**Dataset excerpt**
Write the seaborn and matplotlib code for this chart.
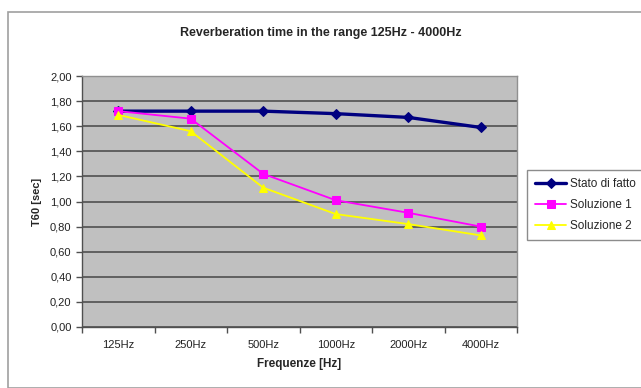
import matplotlib
matplotlib.use("Agg")
import matplotlib.pyplot as plt
import seaborn as sns
import pandas as pd
from matplotlib.patches import Rectangle
from matplotlib.ticker import FixedLocator, FuncFormatter

categories = ["125Hz", "250Hz", "500Hz", "1000Hz", "2000Hz", "4000Hz"]
stato_di_fatto = [1.72, 1.72, 1.72, 1.70, 1.67, 1.59]
soluzione_1 = [1.72, 1.66, 1.22, 1.01, 0.91, 0.80]
soluzione_2 = [1.69, 1.56, 1.11, 0.90, 0.82, 0.73]
series_names = ["Stato di fatto", "Soluzione 1", "Soluzione 2"]

df = pd.DataFrame({
    "freq": categories * 3,
    "T60": stato_di_fatto + soluzione_1 + soluzione_2,
    "serie": [series_names[0]] * 6 + [series_names[1]] * 6 + [series_names[2]] * 6,
})

sns.set_theme(style="white")
plt.rcParams["font.family"] = ["Liberation Sans", "DejaVu Sans"]

fig = plt.figure(figsize=(6.41, 3.88), dpi=100)
fig.patch.set_facecolor("white")
fig.patches.append(Rectangle((8 / 641, 0.0), 1.0, 1 - 12 / 388, transform=fig.transFigure,
                             fill=False, edgecolor="#a0a0a0", linewidth=1.2, zorder=0))

ax = fig.add_axes([82 / 641, 1 - 327 / 388, (517 - 82) / 641, (327 - 76) / 388])
ax.set_facecolor("#c0c0c0")

palette = {"Stato di fatto": "#000080", "Soluzione 1": "#ff00ff", "Soluzione 2": "#ffff00"}
markers = {"Stato di fatto": "D", "Soluzione 1": "s", "Soluzione 2": "^"}
sizes = {"Stato di fatto": 5, "Soluzione 1": 6, "Soluzione 2": 6}
widths = {"Stato di fatto": 2.4, "Soluzione 1": 1.3, "Soluzione 2": 1.3}

for name in series_names:
    sub = df[df["serie"] == name]
    sns.lineplot(data=sub, x="freq", y="T60", ax=ax, color=palette[name], marker=markers[name],
                 markersize=sizes[name], markeredgecolor=palette[name], linewidth=widths[name],
                 label=name, sort=False, zorder=3)

ax.set_xlim(-0.5, 5.5)
ax.set_ylim(0, 2.0)
ax.yaxis.set_major_locator(FixedLocator([i * 0.2 for i in range(11)]))
ax.yaxis.set_major_formatter(FuncFormatter(lambda v, p: f"{v:.2f}".replace(".", ",")))
ax.grid(axis="y", color="#505050", linewidth=1.2, linestyle="-")
ax.set_axisbelow(True)

ax.xaxis.set_minor_locator(FixedLocator([i + 0.5 for i in range(-1, 6)]))
ax.tick_params(axis="x", which="major", length=0, pad=9, labelsize=8, colors="#222222")
ax.tick_params(axis="x", which="minor", length=4, color="#505050", width=1, direction="out")
ax.tick_params(axis="y", which="major", length=4, color="#505050", width=1, direction="out",
               labelsize=8, colors="#222222")
ax.tick_params(bottom=True, left=True, which="both")

for side in ["left", "bottom"]:
    ax.spines[side].set_color("#505050")
    ax.spines[side].set_linewidth(1.0)
for side in ["top", "right"]:
    ax.spines[side].set_color("#909090")
    ax.spines[side].set_linewidth(1.0)

ax.set_xlabel("Frequenze [Hz]", fontsize=8.5, fontweight="bold", labelpad=6)
ax.set_ylabel("T60 [sec]", fontsize=8, fontweight="bold", labelpad=6)
fig.text(0.5, 1 - 33 / 388, "Reverberation time in the range 125Hz - 4000Hz",
         ha="center", va="center", fontsize=9, fontweight="bold")

leg = ax.legend(loc="upper left", bbox_to_anchor=(527 / 641, 1 - 170 / 388),
                bbox_transform=fig.transFigure, frameon=True, fancybox=False,
                fontsize=8.5, handlelength=2.6, borderpad=0.7, labelspacing=0.75,
                handletextpad=0.3, borderaxespad=0)
leg.get_frame().set_edgecolor("#707070")
leg.get_frame().set_linewidth(1.0)

fig.savefig("out.png", dpi=100)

**Given instruction**
Note every line above where the string "matplotlib" shows up, and copy those lines.

**Task answer**
Write the seaborn and matplotlib code for this chart.
import matplotlib
matplotlib.use("Agg")
import matplotlib.pyplot as plt
from matplotlib.patches import Rectangle
from matplotlib.ticker import FixedLocator, FuncFormatter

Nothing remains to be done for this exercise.